Before long, he’d responded to an advert in the local newspaper and found himself back in the saddle at Durbanville-Bellville, spending what he calls “five glorious years” at the club.

His coaching philosophy isn’t excessively structured and he puts a premium on his players being happy and content. “If you get the other things right — the brothership and the support system — the rugby takes care of itself,” he says. 

“They can all play rugby. What you have to be careful of is when their dog has died after 10 years or they’ve lost their job — they’re going to bring that on to the field with them.”

With Durbell having made the Community Cup’s last eight, the tournament’s concluding chapter took place in Rustenburg over the 2015 Easter weekend. Durbell, with Loubser keeping faith with April at flyhalf, beat title contenders College Rovers first up. 

Next came an excruciatingly close semifinal win against Despatch, needing an April penalty to seal Durbell’s place in the final.

And so they marched on to the last match of the competition, where Durbell, ranked 20th, locked horns with Rustenburg Impala. It couldn’t have been closer and, as luck would have it, victory hinged on another April kick. 

In the 77th minute of the final, April stepped forward and calmly gave Durbell a one-point lead. They protected it and won 31-30. Loubser celebrated by blowing his wife Lourensa a kiss on national television.

Although April, with the caring and ever-present attentions of his bother Brandon, has since danced on to a bigger stage, Loubser called time on a yeoman career after the final. 

Perhaps a little too selflessly, he puts the Community Cup win down to that November victory on a sweltering afternoon in Upington. 

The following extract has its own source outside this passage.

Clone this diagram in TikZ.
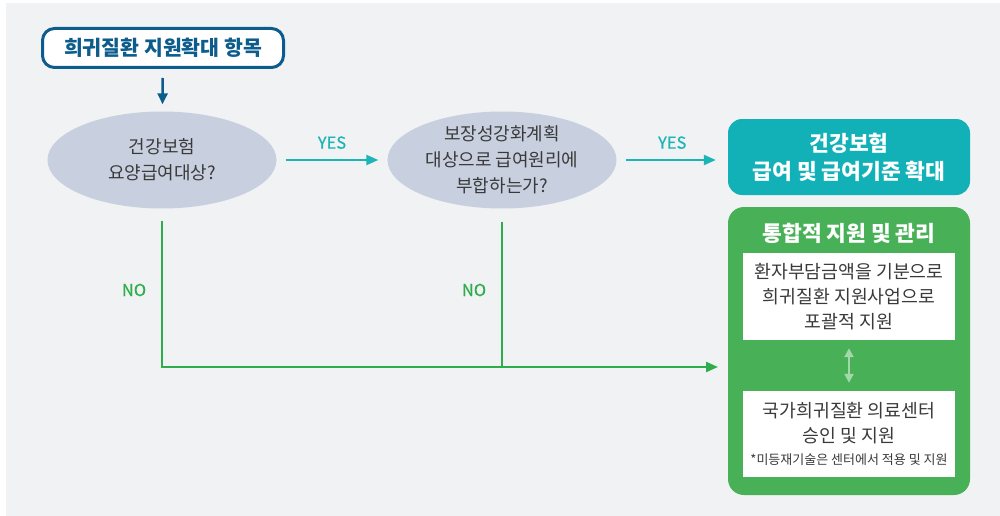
\documentclass[tikz,border=0pt]{standalone}
\usepackage{fontspec}
\setmainfont{Noto Sans CJK KR}
\newfontfamily\medfont[FakeBold=0.6]{Noto Sans CJK KR}
\usetikzlibrary{shapes.geometric,arrows.meta}
\definecolor{bgc}{HTML}{F1F2F4}
\definecolor{navy}{HTML}{0C5C8C}
\definecolor{ellc}{HTML}{C8CFDF}
\definecolor{tealbox}{HTML}{12B1B8}
\definecolor{tealline}{HTML}{1CB4B7}
\definecolor{greenbox}{HTML}{48B157}
\definecolor{greenline}{HTML}{2EAD4B}
\definecolor{lightgreen}{HTML}{A3D8A8}
\definecolor{txt}{HTML}{3A3A3A}
\begin{document}
\begin{tikzpicture}[x=1pt,y=-1pt,
  titlebox/.style={draw=navy,line width=3pt,fill=white,rounded corners=12pt,
    minimum width=241pt,minimum height=39pt,inner sep=0pt,text=navy,
    font=\fontsize{20.5}{24}\selectfont\bfseries},
  question/.style={ellipse,fill=ellc,minimum width=229pt,minimum height=97pt,
    inner sep=0pt,align=center,text=txt,font=\fontsize{18}{26}\selectfont},
  resultbox/.style={fill=tealbox,rounded corners=14pt,minimum width=242pt,
    minimum height=76pt,inner sep=0pt,align=center,text=white,
    font=\fontsize{21.5}{28}\selectfont\bfseries},
  groupbox/.style={fill=greenbox,rounded corners=16pt,minimum width=242pt,
    minimum height=288pt,inner sep=0pt},
  grouptitle/.style={text=white,font=\fontsize{21.5}{24}\selectfont\bfseries,inner sep=0pt},
  whitebox/.style={fill=white,minimum width=212pt,inner sep=0pt,align=center,
    text=txt,font=\fontsize{18.3}{25}\selectfont},
  yesarrow/.style={draw=tealline,line width=2.2pt,-{Triangle[length=12pt,width=10pt]}},
  noline/.style={draw=greenline,line width=2.2pt},
  navyarrow/.style={draw=navy,line width=2.5pt,-{Triangle[length=11pt,width=10pt]}},
  yeslabel/.style={text=tealline,font=\medfont\fontsize{16.5}{18}\selectfont,inner sep=0pt},
  nolabel/.style={text=greenline,font=\medfont\fontsize{16.5}{18}\selectfont,inner sep=0pt}
]
\useasboundingbox (0,0) rectangle (1000,516);
\fill[bgc] (6,3) rectangle (1000,516);

\node[titlebox] (title) at (163,48) {희귀질환 지원확대 항목};
\node[question] (q1) at (162,160) {건강보험\\요양급여대상?};
\node[question] (q2) at (502,160) {보장성강화계획\\대상으로 급여원리에\\부합하는가?};
\node[resultbox] (res) at (849,157) {건강보험\\급여 및 급여기준 확대};
\node[groupbox] (grp) at (849,351) {};
\node[grouptitle] (gtitle) at (849,233) {통합적 지원 및 관리};
\node[whitebox,minimum height=87pt] (w1) at (849,296.5)
  {환자부담금액을 기분으로\\희귀질환 지원사업으로\\포괄적 지원};
\node[whitebox,minimum height=86pt] (w2) at (849,434)
  {국가희귀질환 의료센터\\승인 및 지원\\[-3pt]{\fontsize{13}{15}\selectfont *미등재기술은 센터에서 적용 및 지원}};

\draw[navyarrow,shorten <=9pt,shorten >=7pt] (title) -- (q1);
\draw[yesarrow,shorten <=9pt,shorten >=9pt] (q1) -- (q2)
  node[yeslabel,midway,above=10pt] (yes1) {YES};
\draw[yesarrow,shorten <=9pt,shorten >=12pt] (q2) -- (q2 -| res.west)
  node[yeslabel,midway,above=10pt] (yes2) {YES};

\coordinate (noend) at (718,367);
\draw[noline,shorten <=12pt,-{Triangle[length=12pt,width=10pt]}] (q1.south) |- (noend);
\draw[noline,shorten <=13pt] (q2.south) -- (q2.south |- noend);
\node[nolabel] (no1) at (134,290) {NO};
\node[nolabel] (no2) at (474,290) {NO};

\draw[draw=lightgreen,line width=2pt,{Triangle[length=9pt,width=9pt]}-{Triangle[length=9pt,width=9pt]},shorten <=8pt,shorten >=8pt] (w1.south) -- (w2.north);
\end{tikzpicture}
\end{document}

It was a trip no one wanted on a ground on the edge of the rugby-playing world, but in retrospect it signalled a precious coming together. It certainly launched April’s career, with Western Province somehow letting him slip through their fingers. Now the tricky flyhalf awaits Pat Lambie’s return, while Loubser, his former coach, watches it all on television.

He does so with a keen eye – and a growing realisation that he’d rather be somewhere else.